The advantage of using inline styling is that you can quickly and easily insert your CSS rules into any HTML button (or any page, for that matter). This enables you to perform quick fixes on the fly. Additionally, inline CSS means you don’t have to create a separate styling document.

The disadvantage is that it makes the structure of your HTML code somewhat messy. Just comparing the first example in which we used just HTML code with the one above illustrates this quite clearly.

Wrapping up HTML Email Buttons

Proper use of email marketing can play a major role in the success of your overall sales strategy as well as your customer retention goals. Email buttons for call to action are perhaps the most important element of any email campaign. A great email button enables you to reach your engagement goals, convert subscribers, and ultimately increase profits.

Using the guide we presented above, you should be able to create top-notch call-to-action buttons using just HTML and CSS. All it takes is a few lines of code, and you’ll have flexible, clickable HTML email buttons that work in any client, including Outlook.

If you’ve decided that you don’t want to go through the trouble of making your own email button, after all. You can always create your emails with HTML email template editors or hire a digital marketing agency to take care of it for you. Click the link to read more about your options.

FAQ

How do I make a button for email?

There are many ways to create buttons in your emails. You could use padded buttons, VML buttons, border-based buttons, or even images.

But, the best way to add a CTA button to your email is to use a combination of padding and border, as we explained in the examples above.

How do I add a button to my email content?

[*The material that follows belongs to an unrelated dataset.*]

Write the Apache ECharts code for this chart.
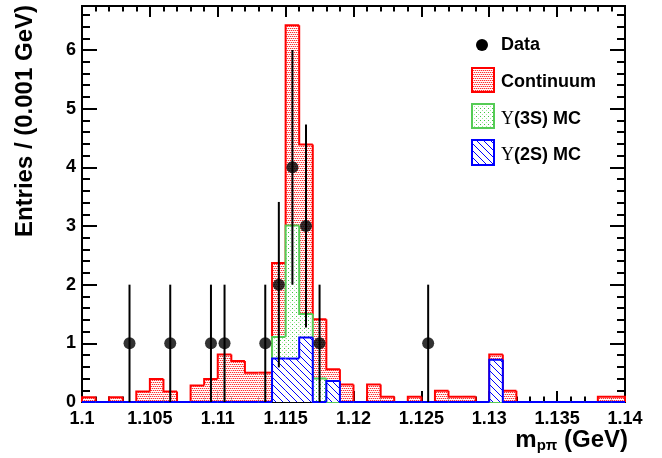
<!DOCTYPE html>
<html lang="en">
<head>
  <meta charset="UTF-8">
  <title>m_ppi</title>
  <style>
    html, body { margin: 0; padding: 0; background: #fff; }
    #chart { width: 662px; height: 458px; }
  </style>
</head>
<body>
<div id="chart"></div>
<script src="https://cdn.jsdelivr.net/npm/echarts@6/dist/echarts.min.js"></script>
<script>
// histogram binning (40 bins of 0.001 GeV)
const xMin = 1.1;
const xMax = 1.14;
const binWidth = 0.001;
const yMax = 6.75;

// bin contents
const continuum = [0.08, 0, 0.08, 0, 0.18, 0.39, 0.18, 0, 0.28, 0.39,
  0.81, 0.70, 0.50, 0.50, 2.37, 6.42, 4.39, 1.41, 0.56, 0.30,
  0, 0.30, 0.09, 0, 0.09, 0, 0.19, 0.09, 0.09, 0,
  0.81, 0.19, 0, 0, 0, 0, 0, 0, 0.09, 0.09];
const ups3S = [0, 0, 0, 0, 0, 0, 0, 0, 0, 0,
  0, 0, 0, 0, 1.11, 3.01, 1.50, 0.40, 0, 0,
  0, 0, 0, 0, 0, 0, 0, 0, 0, 0,
  0, 0, 0, 0, 0, 0, 0, 0, 0, 0];
const ups2S = [0, 0, 0, 0, 0, 0, 0, 0, 0, 0,
  0, 0, 0, 0, 0.74, 0.74, 1.10, 0, 0.36, 0,
  0, 0, 0, 0, 0, 0, 0, 0, 0, 0,
  0.72, 0, 0, 0, 0, 0, 0, 0, 0, 0];

// data points and their error bars
const dataX = [1.1035, 1.1065, 1.1095, 1.1105, 1.1135, 1.1145, 1.1155, 1.1165, 1.1175, 1.1255];
const dataY = [1, 1, 1, 1, 1, 2, 4, 3, 1, 1];
const dataErr = [1, 1, 1, 1, 1, 1.41, 2, 1.73, 1, 1];

const FONT = '"Liberation Sans", Arial, Helvetica, sans-serif';

function makePattern(size, draw) {
  const c = document.createElement('canvas');
  c.width = size;
  c.height = size;
  const ctx = c.getContext('2d');
  ctx.fillStyle = '#fff';
  ctx.fillRect(0, 0, size, size);
  draw(ctx);
  return { image: c, repeat: 'repeat' };
}

const redFill = makePattern(4, ctx => {
  ctx.fillStyle = '#ff3030';
  ctx.fillRect(0, 0, 1, 1);
  ctx.fillRect(2, 0, 1, 1);
  ctx.fillRect(1, 2, 1, 1);
  ctx.fillRect(3, 2, 1, 1);
  ctx.fillStyle = '#ffc4c4';
  ctx.fillRect(1, 0, 1, 1);
  ctx.fillRect(3, 0, 1, 1);
  ctx.fillRect(0, 2, 1, 1);
  ctx.fillRect(2, 2, 1, 1);
});
const greenFill = makePattern(4, ctx => {
  ctx.fillStyle = '#40c840';
  ctx.fillRect(0, 0, 1, 1);
  ctx.fillStyle = '#a0e8a0';
  ctx.fillRect(2, 2, 1, 1);
});
const blueFill = makePattern(7, ctx => {
  ctx.fillStyle = '#0000ff';
  for (let i = 0; i < 7; i++) ctx.fillRect(i, i, 1, 1);
});

function histData(vals) {
  return vals.map((h, i) => [xMin + i * binWidth, xMin + (i + 1) * binWidth, h,
    i ? vals[i - 1] : 0, i === vals.length - 1 ? 1 : 0]);
}

function histSeries(name, vals, fill, stroke) {
  return {
    name: name,
    type: 'custom',
    encode: { x: [0, 1], y: 2 },
    data: histData(vals),
    renderItem: (params, api) => {
      const lo = api.value(0), hi = api.value(1), h = api.value(2), hp = api.value(3);
      const a = api.coord([lo, 0]);
      const b = api.coord([hi, h]);
      const children = [];
      if (h > 0) {
        children.push({
          type: 'rect',
          shape: { x: a[0], y: b[1], width: b[0] - a[0], height: a[1] - b[1] },
          style: { fill: fill }
        });
      }
      const pts = [api.coord([lo, hp]), api.coord([lo, h]), api.coord([hi, h])];
      if (api.value(4)) pts.push(api.coord([hi, 0]));
      children.push({
        type: 'polyline',
        shape: { points: pts },
        style: { stroke: stroke, lineWidth: 2, fill: null }
      });
      return { type: 'group', children: children };
    }
  };
}

const tickStyle = { color: '#000', width: 2 };

function xAxisDef(pos, labels) {
  return {
    type: 'value', position: pos, min: xMin, max: xMax, interval: 0.005,
    axisLine: { onZero: false, lineStyle: tickStyle },
    axisTick: { inside: true, length: 11, lineStyle: tickStyle },
    minorTick: { show: true, splitNumber: 5, length: 5.5, lineStyle: tickStyle },
    splitLine: { show: false },
    axisLabel: {
      show: labels, margin: 8, color: '#000', fontFamily: FONT, fontWeight: 'bold', fontSize: 18,
      formatter: v => String(parseFloat(v.toFixed(3)))
    }
  };
}

function yAxisDef(pos, major) {
  return {
    type: 'value', position: pos, min: 0, max: yMax, interval: major ? 1 : 0.2,
    axisLine: { onZero: false, lineStyle: tickStyle },
    axisTick: { inside: true, length: major ? 15 : 8, lineStyle: tickStyle },
    splitLine: { show: false },
    axisLabel: {
      show: major && pos === 'left', showMaxLabel: false, margin: 6, color: '#000',
      fontFamily: FONT, fontWeight: 'bold', fontSize: 18,
      formatter: v => Number.isInteger(v) ? String(v) : ''
    }
  };
}

const chart = echarts.init(document.getElementById('chart'));
chart.setOption({
  animation: false,
  backgroundColor: '#fff',
  grid: { left: 82, right: 37, top: 6, bottom: 56 },
  xAxis: [xAxisDef('bottom', true), xAxisDef('top', false)],
  yAxis: [yAxisDef('left', true), yAxisDef('left', false), yAxisDef('right', true), yAxisDef('right', false)],
  series: [
    histSeries('Continuum', continuum, redFill, '#ff0000'),
    histSeries('Y(3S) MC', ups3S, greenFill, '#55cc55'),
    histSeries('Y(2S) MC', ups2S, blueFill, '#0000ff'),
    {
      name: 'Data errors',
      type: 'custom',
      encode: { x: 0, y: 1 },
      data: dataX.map((x, i) => [x, dataY[i], dataErr[i]]),
      renderItem: (params, api) => {
        const p1 = api.coord([api.value(0), api.value(1) - api.value(2)]);
        const p2 = api.coord([api.value(0), api.value(1) + api.value(2)]);
        return {
          type: 'line',
          shape: { x1: p1[0], y1: p1[1], x2: p2[0], y2: p2[1] },
          style: { stroke: '#000', lineWidth: 2 }
        };
      }
    },
    {
      name: 'Data',
      type: 'scatter',
      symbol: 'circle',
      symbolSize: 12,
      itemStyle: { color: '#000' },
      data: dataX.map((x, i) => [x, dataY[i]])
    }
  ],
  graphic: [
    {
      type: 'text', x: 25, y: 5, rotation: Math.PI / 2,
      style: { text: 'Entries / (0.001 GeV)', font: 'bold 24px ' + FONT, fill: '#000',
        align: 'right', verticalAlign: 'middle' }
    },
    {
      type: 'text', x: 628, y: 440,
      style: {
        text: '{a|m}{s|pπ}{a| (GeV)}', align: 'right', verticalAlign: 'middle', fill: '#000',
        rich: {
          a: { font: 'bold 24px ' + FONT, fill: '#000', lineHeight: 26 },
          s: { font: 'bold 15px ' + FONT, fill: '#000', lineHeight: 26, verticalAlign: 'bottom' }
        }
      }
    },
    // legend
    { type: 'circle', shape: { cx: 482, cy: 45, r: 6 }, style: { fill: '#000' } },
    { type: 'text', x: 501, y: 45, style: { text: 'Data', font: 'bold 18px ' + FONT, fill: '#000', verticalAlign: 'middle' } },
    { type: 'rect', shape: { x: 472, y: 68, width: 22, height: 24 }, style: { fill: redFill, stroke: '#ff0000', lineWidth: 2 } },
    { type: 'text', x: 501, y: 82, style: { text: 'Continuum', font: 'bold 18px ' + FONT, fill: '#000', verticalAlign: 'middle' } },
    { type: 'rect', shape: { x: 472, y: 104, width: 22, height: 24 }, style: { fill: greenFill, stroke: '#55cc55', lineWidth: 2 } },
    {
      type: 'text', x: 501, y: 119,
      style: { text: '{u|Υ}{b|(3S) MC}', verticalAlign: 'middle', fill: '#000',
        rich: { u: { font: '18px "Liberation Serif", serif', fill: '#000' }, b: { font: 'bold 18px ' + FONT, fill: '#000' } } }
    },
    { type: 'rect', shape: { x: 472, y: 140, width: 22, height: 25 }, style: { fill: blueFill, stroke: '#0000ff', lineWidth: 2 } },
    {
      type: 'text', x: 501, y: 155,
      style: { text: '{u|Υ}{b|(2S) MC}', verticalAlign: 'middle', fill: '#000',
        rich: { u: { font: '18px "Liberation Serif", serif', fill: '#000' }, b: { font: 'bold 18px ' + FONT, fill: '#000' } } }
    }
  ]
});
</script>
</body>
</html>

Different email clients and tools offer different options for inserting buttons into your emails. 

With some, it is as easy as a few clicks. But if you want more control and want to insert a button created in HTML, you’ll most likely need to use an HTML inserter plugin of some sort, such as HTML Inserter for Gmail.

How do I center a button in HTML in an email?

To center your HTML button, you’ll need to use the “align” parameter. Like “text-align” in any text editing software, this tag has four options: left, center, right, and justify.

For a centered button, simply add align=”center” to the button’s table tag.

How do you make a button round in HTML?

The way to make a rounded corners button in an HTML email is to add a “border-radius” parameter to your table tag. 

Regardless of how a particular client processes buttons, the border should appear rounded if the parameter is between 5px and 10px.